How did the Nobel Committee justify awarding the Peace Prize to a sitting US president early in his first term?
Executive summary
The Nobel Committee has historically awarded sitting U.S. presidents when it judged their early actions or diplomacy signalled transformative potential — Barack Obama in 2009 is the clearest recent example, awarded less than a year into his presidency for what the committee saw as vision and impact [1]. The committee frames such decisions as recognition of credible efforts and future promise rather than a reward for completed long-term outcomes; critics call early awards premature and political [2] [1].
1. Nobel rules and precedent: the committee can award based on impact, credibility and vision
The Nobel Peace Prize is not legally limited to finished accomplishments; the Norwegian Nobel Committee routinely justifies awards by pointing to a nominee’s impact, credibility and vision — criteria emphasised in contemporary reporting as explaining why the prize sometimes goes to figures whose long-term results are still unfolding [2]. That approach explains past choices that shocked commentators, because the committee often treats the prize as a tool to amplify causes and shape momentum, not merely to rubber‑stamp completed peace treaties [2].
2. History matters: presidents have won while in office before
There is established precedent for sitting U.S. presidents receiving the prize: Theodore Roosevelt , Woodrow Wilson and Barack Obama received the prize during their terms, and the committee’s past choices have set expectations that it can honour incumbents when it sees a diplomatic or moral signal worth amplifying [3] [1]. Obama’s 2009 award is the most directly comparable modern case; it provoked widespread criticism for being premature yet was defended by the committee as recognition of a new diplomatic orientation and pledge of leadership [1].
3. The committee’s stated rationale: spotlight, deterrence and moral weight
When the committee awards early in a term, its public justification often stresses the prize’s power to spotlight a situation, lend moral authority to nascent policies, and potentially deter backsliding.
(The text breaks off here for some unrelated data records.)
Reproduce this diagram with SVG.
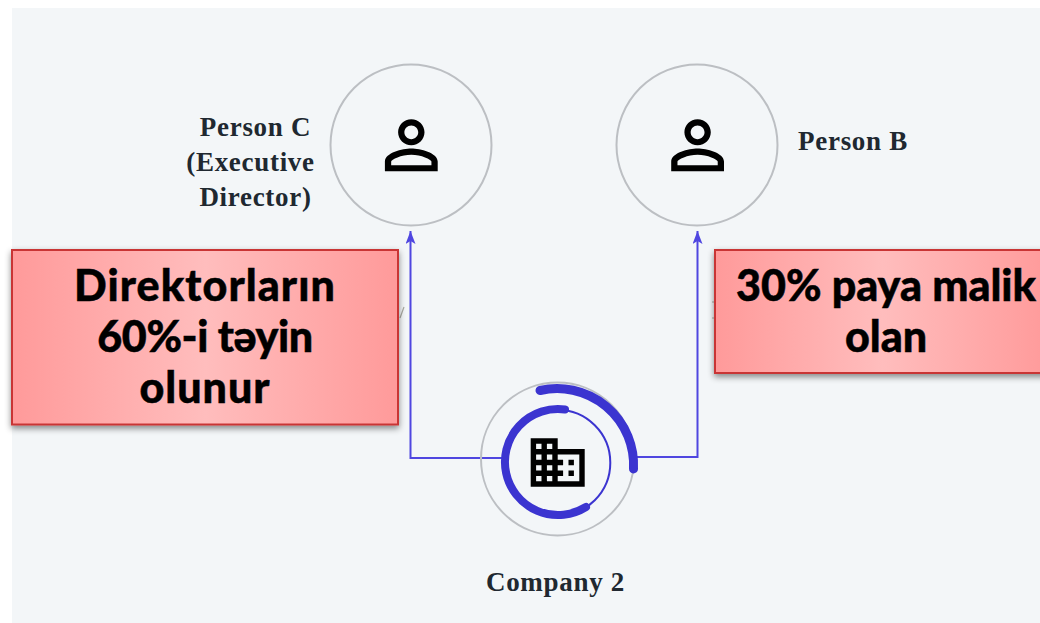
<svg xmlns="http://www.w3.org/2000/svg" width="1040" height="623" viewBox="0 0 1040 623">
<style>
.ring{fill:none;stroke:#bcbfc3;stroke-width:2}
.wire{fill:none;stroke:#4f46e0;stroke-width:2}
.arc{fill:none;stroke:#3b34d0;stroke-linecap:round}
.lbl{font-family:"Liberation Serif",serif;font-weight:700;font-size:27px;letter-spacing:.7px;fill:#202830;text-anchor:middle}
.call{font-family:Lato,"Liberation Sans",sans-serif;font-weight:900;font-size:43px;fill:#000;stroke:#000;stroke-width:.5;text-anchor:middle}
.box{fill:url(#g);stroke:#c93636;stroke-width:2;filter:url(#s)}
.ico{fill:#000}
</style>
<defs>
<linearGradient id="g" x1="0" y1="0" x2="1" y2="0"><stop offset="0" stop-color="#ff9a9a"/><stop offset=".5" stop-color="#ffbdbd"/><stop offset="1" stop-color="#ff9a9a"/></linearGradient>
<filter id="s" x="-5%" y="-5%" width="110%" height="115%"><feDropShadow dx="0" dy="3" stdDeviation="3" flood-color="#000" flood-opacity=".45"/></filter>
<marker id="a" markerUnits="userSpaceOnUse" markerWidth="15" markerHeight="12" refX="13" refY="5" orient="auto"><path d="M0 0L13 5L0 10L3 5Z" fill="#4f46e0"/></marker>
<path id="p" d="M12 5.9c1.16 0 2.1.94 2.1 2.1s-.94 2.1-2.1 2.1S9.9 9.16 9.9 8s.94-2.1 2.1-2.1m0 9c2.97 0 6.1 1.46 6.1 2.1v1.1H5.9V17c0-.64 3.13-2.1 6.1-2.1M12 4C9.79 4 8 5.79 8 8s1.79 4 4 4 4-1.79 4-4-1.79-4-4-4zm0 9c-2.67 0-8 1.34-8 4v3h16v-3c0-2.66-5.33-4-8-4z"/>
</defs>
<rect width="1040" height="623" fill="#fff"/>
<rect x="12" y="8" width="1028" height="615" fill="#f3f6f8"/>
<g id="connectors">
<path class="wire" marker-end="url(#a)" d="M502 458H410.500V231"/>
<path class="wire" marker-end="url(#a)" d="M636 457H697.500V231"/>
<path d="M404 307L400 318M712 302h3M712 318h3" fill="none" stroke="#a9a9a0" stroke-width="1.200"/>
</g>
<g id="person-c">
<circle class="ring" cx="411" cy="145" r="80.500"/>
<use href="#p" class="ico" transform="translate(371.700 106.300) scale(3.300 3.250)"/>
<text class="lbl" x="255.500" y="135.500">Person C</text>
<text class="lbl" x="250.500" y="170.500">(Executive</text>
<text class="lbl" x="255.500" y="206">Director)</text>
</g>
<g id="person-b">
<circle class="ring" cx="697" cy="145" r="80.500"/>
<use href="#p" class="ico" transform="translate(658 106.300) scale(3.300 3.250)"/>
<text class="lbl" x="853" y="149.500">Person B</text>
</g>
<g id="company-2">
<circle class="ring" cx="557.500" cy="459" r="76.500"/>
<circle cx="557.300" cy="462.700" r="53" fill="none" stroke="#3b34d0" stroke-width="2"/>
<path class="arc" stroke-width="8" d="M565 409.500A53 53 0 1 0 586 507"/>
<path class="arc" stroke-width="9" d="M540 390.500A76.500 76.500 0 0 1 633.500 469"/>
<path class="ico" fill-rule="evenodd" transform="translate(525.300 430.200) scale(2.700 2.690)" d="M12 7V3H2v18h20V7H12zM6 19H4v-2h2v2zm0-4H4v-2h2v2zm0-4H4V9h2v2zm0-4H4V5h2v2zm4 12H8v-2h2v2zm0-4H8v-2h2v2zm0-4H8V9h2v2zm0-4H8V5h2v2zm10 12h-8v-2h2v-2h-2v-2h2v-2h-2V9h8v10zm-2-8h-2v2h2v-2zm0 4h-2v2h2v-2z"/>
<text class="lbl" x="555.500" y="590.500">Company 2</text>
</g>
<g id="callout-left">
<rect class="box" x="12" y="250" width="386" height="174.500"/>
<text class="call" x="205" y="301" style="letter-spacing:1.100px">Direktorların</text>
<text class="call" x="205" y="352" style="letter-spacing:-.4px">60%-i təyin</text>
<text class="call" x="205" y="402.500" style="letter-spacing:1px">olunur</text>
</g>
<g id="callout-right">
<rect class="box" x="715" y="250" width="335" height="123"/>
<text class="call" x="886" y="301">30% paya malik</text>
<text class="call" x="886" y="351.500">olan</text>
</g>
</svg>
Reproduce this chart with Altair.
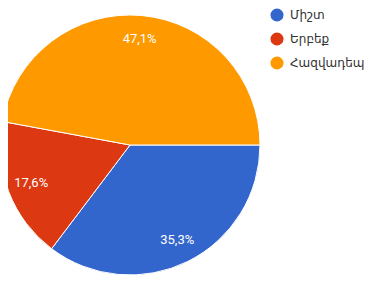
import altair as alt
import pandas as pd

categories = ["Միշտ", "Երբեք", "Հազվադեպ"]
values = [35.3, 17.6, 47.1]
labels = ["35,3%", "17,6%", "47,1%"]
colors = ["#3366CC", "#DC3912", "#FF9900"]

df = pd.DataFrame({"cat": categories, "val": values, "lab": labels, "idx": [0, 1, 2]})

cx, cy = 122, 137
theta_scale = alt.Scale(range=[1.5708, 7.8540])

base = alt.Chart(df).encode(
    theta=alt.Theta("val:Q", stack=True, scale=theta_scale),
    order=alt.Order("idx:Q"),
)

arc = base.mark_arc(stroke="white", strokeWidth=1, x=cx, y=cy, outerRadius=130).encode(
    color=alt.Color(
        "cat:N",
        scale=alt.Scale(domain=categories, range=colors),
        sort=categories,
        legend=alt.Legend(
            title=None,
            orient="none",
            legendX=262,
            legendY=0,
            symbolType="circle",
            symbolSize=170,
            labelFontSize=12,
            labelFont="DejaVu Sans",
            labelColor="#333333",
            labelLimit=0,
            rowPadding=10,
            symbolStrokeWidth=0,
            labelOffset=6,
        ),
    )
)

text = base.mark_text(
    x=cx, y=cy, radius=106, color="white", fontSize=13, font="Roboto"
).encode(text="lab:N")

chart = (
    alt.layer(arc, text)
    .properties(width=364, height=272, autosize=alt.AutoSizeParams(type="none"), padding=0)
    .configure_view(stroke=None)
)

chart.save("out.html", embed_options={"renderer": "svg", "actions": False})
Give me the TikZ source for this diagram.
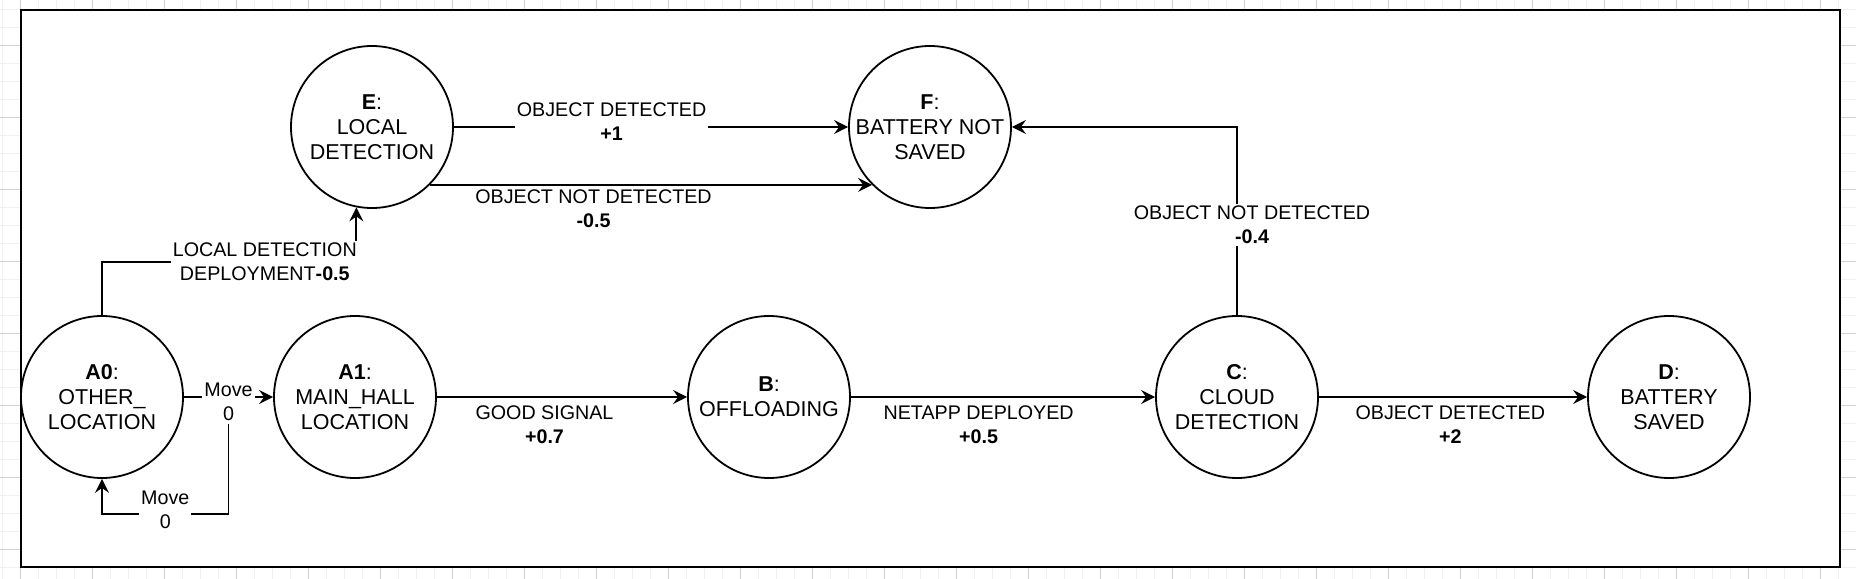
\documentclass[tikz,border=0pt]{standalone}
\usepackage{fontspec}
\setmainfont{Liberation Sans}
\usetikzlibrary{positioning, arrows.meta}

\begin{document}
\begin{tikzpicture}[
    x=1pt, y=1pt,
    state/.style={circle, draw=black, line width=0.9pt, minimum size=81pt, inner sep=0pt, align=center, font=\fontsize{10.75}{12.5}\selectfont},
    lbl/.style={fill=white, inner sep=1pt, align=center, font=\fontsize{9.85}{12}\selectfont},
    arrow/.style={line width=0.9pt, ->, >={Stealth[length=7pt, width=7pt, inset=2.5pt]}}
]
\useasboundingbox (-51,-90.5) rectangle (877,198.5);

% Grid and frame
\draw[gray!12, step=9pt, xshift=-4.7pt, yshift=-4pt] (-60,-100) grid (890,210);
\draw[gray!35, step=36pt, xshift=-4.7pt, yshift=-4pt] (-60,-100) grid (890,210);
\draw[line width=1.2pt, fill=white] (-40.5,-85) rectangle (869,193.5);

% Nodes
\node (a0) [state] {\textbf{A0}:\\OTHER\_\\LOCATION};
\node (a1) [state, right of=a0, node distance=126.5pt] {\textbf{A1}:\\MAIN\_HALL\\LOCATION};
\node (b) [state, right of=a1, node distance=207pt] {\textbf{B}:\\OFFLOADING};
\node (c) [state, right of=b, node distance=234pt] {\textbf{C}:\\CLOUD\\DETECTION};
\node (d) [state, right of=c, node distance=216pt] {\textbf{D}:\\BATTERY\\SAVED};
\node (e) [state, above of=a1, node distance=135pt, xshift=8.5pt] {\textbf{E}:\\LOCAL\\DETECTION};
\node (f) [state, right of=e, node distance=279pt] {\textbf{F}:\\BATTERY NOT\\SAVED};

% Arrows
\draw [arrow] (a0) -- node[lbl, yshift=-2.5pt] (move) {Move\\0} (a1);
\draw [arrow] (move.south) -- (move.south |- 0,-58.5) -| node[lbl, pos=0.25, yshift=2pt] {Move\\0} (a0.south);
\draw [arrow] (a0.north) |- node[lbl, pos=0.82] {LOCAL DETECTION\\DEPLOYMENT\textbf{-0.5}} (e.259 |- 0,67.5) -- (e.259);
\draw [arrow] (e) -- node[lbl, pos=0.4, yshift=2.75pt] {OBJECT DETECTED\\\textbf{+1}} (f);
\draw [arrow] (e.-45) -- node[lbl, pos=0.37, yshift=-11.75pt] {OBJECT NOT DETECTED\\\textbf{-0.5}} (f.-135);
\draw [arrow] (c.north) |- node[lbl, pos=0.24, xshift=7.5pt] {OBJECT NOT DETECTED\\\textbf{-0.4}} (f.east);
\draw [arrow] (a1) -- node[lbl, pos=0.43, yshift=-14pt] {GOOD SIGNAL\\\textbf{+0.7}} (b);
\draw [arrow] (b) -- node[lbl, pos=0.42, yshift=-14pt] {NETAPP DEPLOYED\\\textbf{+0.5}} (c);
\draw [arrow] (c) -- node[lbl, pos=0.49, yshift=-14pt] {OBJECT DETECTED\\\textbf{+2}} (d);

\end{tikzpicture}
\end{document}
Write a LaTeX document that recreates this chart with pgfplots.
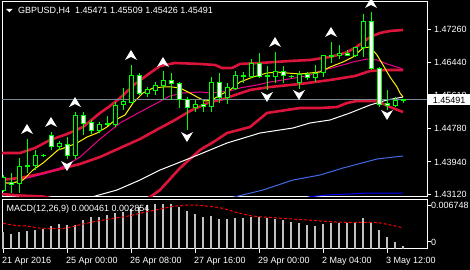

Contemporary coverage frames the prize as “recognition of impact, credibility, and vision,” language the Nobel Committee and analysts use to explain awards that prioritise potential influence over consolidated results [2].
4. Critics: accusations of politics and premature praise
Critics consistently argue that early-term awards are premature and risk politicising the prize. Coverage of the Obama award documented sharp editorial and pundit backlash; similar lines reappeared in 2025 reporting when the White House angrily denounced the committee for not awarding the prize to President Trump, saying the committee “place[s] politics over peace” [1] [4]. Those criticisms rest on the view that the Nobel should reward demonstrable, enduring peace outcomes rather than political signalling.
5. The committee’s trade-off: influence now versus judgment later
The committee accepts a trade-off: awarding early can strengthen a leader’s hand and draw attention to crises, but it risks reputational cost if the promised outcomes do not follow. Times of India and other explanatory reporting explicitly frame the Nobel as sometimes recognising “intentions and potential rather than clear, lasting outcomes,” underscoring the committee’s willingness to prioritize possible future impact [2].
6. Contemporary context: messy politics and competing agendas
Recent 2025 coverage shows how politicised this terrain has become. After the Nobel chose Venezuela’s María Corina Machado, U.S. political actors framed the decision through partisan lenses — the White House denounced the committee’s choices; supporters of other nominees said the prize system is biased — illustrating that the committee’s discretion exists inside a crowded political theatre where outcomes are instantly read as wins or slights [5] [4]. Reporting also shows divergent views of laureates’ methods, raising questions the committee knowingly courts when making early-term or controversial selections [6] [7].
7. What the sources do and do not say
Available sources document the committee’s tendency to award based on perceived vision and impact and the historical precedents for awarding sitting presidents [2] [1] [3]. They record critical reactions calling early awards premature or political [1] [4]. Available sources do not mention internal deliberations of the Norwegian Nobel Committee beyond public press releases, nor do they provide direct committee minutes explaining a specific decision-making calculus in any single case — that detailed internal reasoning is not found in current reporting [8] [9].
8. Bottom line — why the committee justifies early awards
The Nobel Committee justifies awarding a sitting president early in a term by arguing the prize recognises impactful vision and the capacity to shape peace, not only completed acts; it relies on precedent and on the prize’s role as a spotlight and lever for change. Opponents counter that this invites politicisation and that the committee sometimes rewards promise rather than proven peace — a persistent institutional tension visible across reporting [2] [1] [3].